WRITTEN REQUEST
Repeat every line of the listing below exactly, minus the pictures.

----

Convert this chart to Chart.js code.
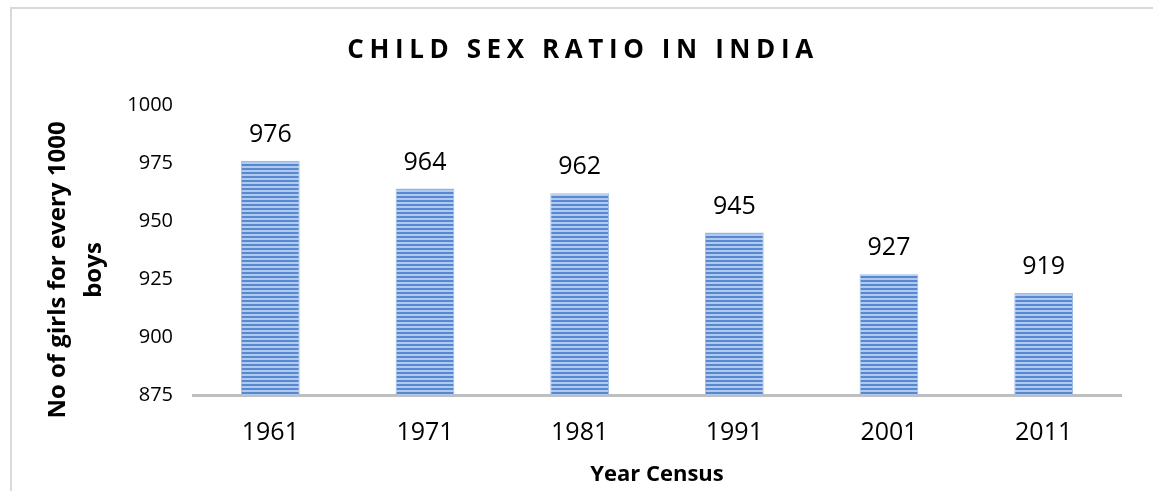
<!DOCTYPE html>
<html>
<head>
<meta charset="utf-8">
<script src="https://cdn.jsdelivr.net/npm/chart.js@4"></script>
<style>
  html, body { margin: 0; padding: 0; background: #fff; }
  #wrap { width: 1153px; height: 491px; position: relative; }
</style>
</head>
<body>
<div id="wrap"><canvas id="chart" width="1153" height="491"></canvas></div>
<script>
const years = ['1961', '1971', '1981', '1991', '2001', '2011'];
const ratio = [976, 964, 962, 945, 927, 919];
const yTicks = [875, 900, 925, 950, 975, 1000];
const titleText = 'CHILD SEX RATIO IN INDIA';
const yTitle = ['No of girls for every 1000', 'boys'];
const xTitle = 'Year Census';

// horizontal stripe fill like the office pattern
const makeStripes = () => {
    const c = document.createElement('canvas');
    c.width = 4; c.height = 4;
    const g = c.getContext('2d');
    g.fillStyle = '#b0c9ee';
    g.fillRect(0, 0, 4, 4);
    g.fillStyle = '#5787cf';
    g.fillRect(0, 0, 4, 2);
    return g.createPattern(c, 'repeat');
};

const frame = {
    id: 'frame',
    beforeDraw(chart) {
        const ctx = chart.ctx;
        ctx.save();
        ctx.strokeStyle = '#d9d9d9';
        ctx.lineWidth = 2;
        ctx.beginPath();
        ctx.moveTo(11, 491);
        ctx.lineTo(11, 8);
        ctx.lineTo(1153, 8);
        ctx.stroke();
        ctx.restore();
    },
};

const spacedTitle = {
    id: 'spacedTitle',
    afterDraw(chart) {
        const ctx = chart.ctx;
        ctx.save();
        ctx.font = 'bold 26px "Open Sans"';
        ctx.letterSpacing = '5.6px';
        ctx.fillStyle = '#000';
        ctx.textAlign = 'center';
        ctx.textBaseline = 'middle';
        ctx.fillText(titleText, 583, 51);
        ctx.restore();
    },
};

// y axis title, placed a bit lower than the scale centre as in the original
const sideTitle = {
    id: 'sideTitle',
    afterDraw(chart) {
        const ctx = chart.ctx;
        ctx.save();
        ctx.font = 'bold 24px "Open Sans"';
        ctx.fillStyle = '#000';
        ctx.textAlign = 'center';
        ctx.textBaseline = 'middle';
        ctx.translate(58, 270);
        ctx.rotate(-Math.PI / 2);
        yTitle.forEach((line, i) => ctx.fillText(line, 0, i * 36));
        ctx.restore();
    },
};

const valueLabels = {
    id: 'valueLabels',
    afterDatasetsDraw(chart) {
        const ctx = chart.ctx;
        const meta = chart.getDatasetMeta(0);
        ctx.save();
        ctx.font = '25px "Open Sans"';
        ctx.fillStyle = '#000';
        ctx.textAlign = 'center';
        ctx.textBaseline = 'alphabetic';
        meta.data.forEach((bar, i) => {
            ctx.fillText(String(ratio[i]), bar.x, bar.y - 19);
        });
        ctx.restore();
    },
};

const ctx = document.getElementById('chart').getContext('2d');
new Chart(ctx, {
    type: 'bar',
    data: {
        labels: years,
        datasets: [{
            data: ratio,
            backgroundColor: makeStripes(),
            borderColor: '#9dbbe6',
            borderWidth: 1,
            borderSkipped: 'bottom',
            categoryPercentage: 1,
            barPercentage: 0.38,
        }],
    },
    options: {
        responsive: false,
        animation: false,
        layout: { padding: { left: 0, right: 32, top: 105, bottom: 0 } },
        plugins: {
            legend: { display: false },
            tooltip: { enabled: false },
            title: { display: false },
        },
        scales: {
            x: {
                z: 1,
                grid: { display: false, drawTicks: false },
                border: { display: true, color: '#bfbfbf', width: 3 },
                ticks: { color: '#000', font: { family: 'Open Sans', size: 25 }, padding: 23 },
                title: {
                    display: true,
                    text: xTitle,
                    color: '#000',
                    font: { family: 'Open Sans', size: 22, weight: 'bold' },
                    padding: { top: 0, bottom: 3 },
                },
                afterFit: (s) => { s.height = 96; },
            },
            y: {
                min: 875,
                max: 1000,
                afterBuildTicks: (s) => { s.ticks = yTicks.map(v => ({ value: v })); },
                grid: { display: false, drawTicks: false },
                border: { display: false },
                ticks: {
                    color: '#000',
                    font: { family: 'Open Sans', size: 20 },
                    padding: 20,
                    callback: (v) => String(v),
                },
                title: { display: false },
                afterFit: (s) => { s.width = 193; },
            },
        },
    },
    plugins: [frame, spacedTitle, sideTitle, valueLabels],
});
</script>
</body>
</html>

----

WRITTEN SOLUTION
Convert this chart to Chart.js code.
<!DOCTYPE html>
<html>
<head>
<meta charset="utf-8">
<script src="https://cdn.jsdelivr.net/npm/chart.js@4"></script>
<style>
  html, body { margin: 0; padding: 0; background: #fff; }
  #wrap { width: 1153px; height: 491px; position: relative; }
</style>
</head>
<body>
<div id="wrap"><canvas id="chart" width="1153" height="491"></canvas></div>
<script>
const years = ['1961', '1971', '1981', '1991', '2001', '2011'];
const ratio = [976, 964, 962, 945, 927, 919];
const yTicks = [875, 900, 925, 950, 975, 1000];
const titleText = 'CHILD SEX RATIO IN INDIA';
const yTitle = ['No of girls for every 1000', 'boys'];
const xTitle = 'Year Census';

// horizontal stripe fill like the office pattern
const makeStripes = () => {
    const c = document.createElement('canvas');
    c.width = 4; c.height = 4;
    const g = c.getContext('2d');
    g.fillStyle = '#b0c9ee';
    g.fillRect(0, 0, 4, 4);
    g.fillStyle = '#5787cf';
    g.fillRect(0, 0, 4, 2);
    return g.createPattern(c, 'repeat');
};

const frame = {
    id: 'frame',
    beforeDraw(chart) {
        const ctx = chart.ctx;
        ctx.save();
        ctx.strokeStyle = '#d9d9d9';
        ctx.lineWidth = 2;
        ctx.beginPath();
        ctx.moveTo(11, 491);
        ctx.lineTo(11, 8);
        ctx.lineTo(1153, 8);
        ctx.stroke();
        ctx.restore();
    },
};

const spacedTitle = {
    id: 'spacedTitle',
    afterDraw(chart) {
        const ctx = chart.ctx;
        ctx.save();
        ctx.font = 'bold 26px "Open Sans"';
        ctx.letterSpacing = '5.6px';
        ctx.fillStyle = '#000';
        ctx.textAlign = 'center';
        ctx.textBaseline = 'middle';
        ctx.fillText(titleText, 583, 51);
        ctx.restore();
    },
};

// y axis title, placed a bit lower than the scale centre as in the original
const sideTitle = {
    id: 'sideTitle',
    afterDraw(chart) {
        const ctx = chart.ctx;
        ctx.save();
        ctx.font = 'bold 24px "Open Sans"';
        ctx.fillStyle = '#000';
        ctx.textAlign = 'center';
        ctx.textBaseline = 'middle';
        ctx.translate(58, 270);
        ctx.rotate(-Math.PI / 2);
        yTitle.forEach((line, i) => ctx.fillText(line, 0, i * 36));
        ctx.restore();
    },
};

const valueLabels = {
    id: 'valueLabels',
    afterDatasetsDraw(chart) {
        const ctx = chart.ctx;
        const meta = chart.getDatasetMeta(0);
        ctx.save();
        ctx.font = '25px "Open Sans"';
        ctx.fillStyle = '#000';
        ctx.textAlign = 'center';
        ctx.textBaseline = 'alphabetic';
        meta.data.forEach((bar, i) => {
            ctx.fillText(String(ratio[i]), bar.x, bar.y - 19);
        });
        ctx.restore();
    },
};

const ctx = document.getElementById('chart').getContext('2d');
new Chart(ctx, {
    type: 'bar',
    data: {
        labels: years,
        datasets: [{
            data: ratio,
            backgroundColor: makeStripes(),
            borderColor: '#9dbbe6',
            borderWidth: 1,
            borderSkipped: 'bottom',
            categoryPercentage: 1,
            barPercentage: 0.38,
        }],
    },
    options: {
        responsive: false,
        animation: false,
        layout: { padding: { left: 0, right: 32, top: 105, bottom: 0 } },
        plugins: {
            legend: { display: false },
            tooltip: { enabled: false },
            title: { display: false },
        },
        scales: {
            x: {
                z: 1,
                grid: { display: false, drawTicks: false },
                border: { display: true, color: '#bfbfbf', width: 3 },
                ticks: { color: '#000', font: { family: 'Open Sans', size: 25 }, padding: 23 },
                title: {
                    display: true,
                    text: xTitle,
                    color: '#000',
                    font: { family: 'Open Sans', size: 22, weight: 'bold' },
                    padding: { top: 0, bottom: 3 },
                },
                afterFit: (s) => { s.height = 96; },
            },
            y: {
                min: 875,
                max: 1000,
                afterBuildTicks: (s) => { s.ticks = yTicks.map(v => ({ value: v })); },
                grid: { display: false, drawTicks: false },
                border: { display: false },
                ticks: {
                    color: '#000',
                    font: { family: 'Open Sans', size: 20 },
                    padding: 20,
                    callback: (v) => String(v),
                },
                title: { display: false },
                afterFit: (s) => { s.width = 193; },
            },
        },
    },
    plugins: [frame, spacedTitle, sideTitle, valueLabels],
});
</script>
</body>
</html>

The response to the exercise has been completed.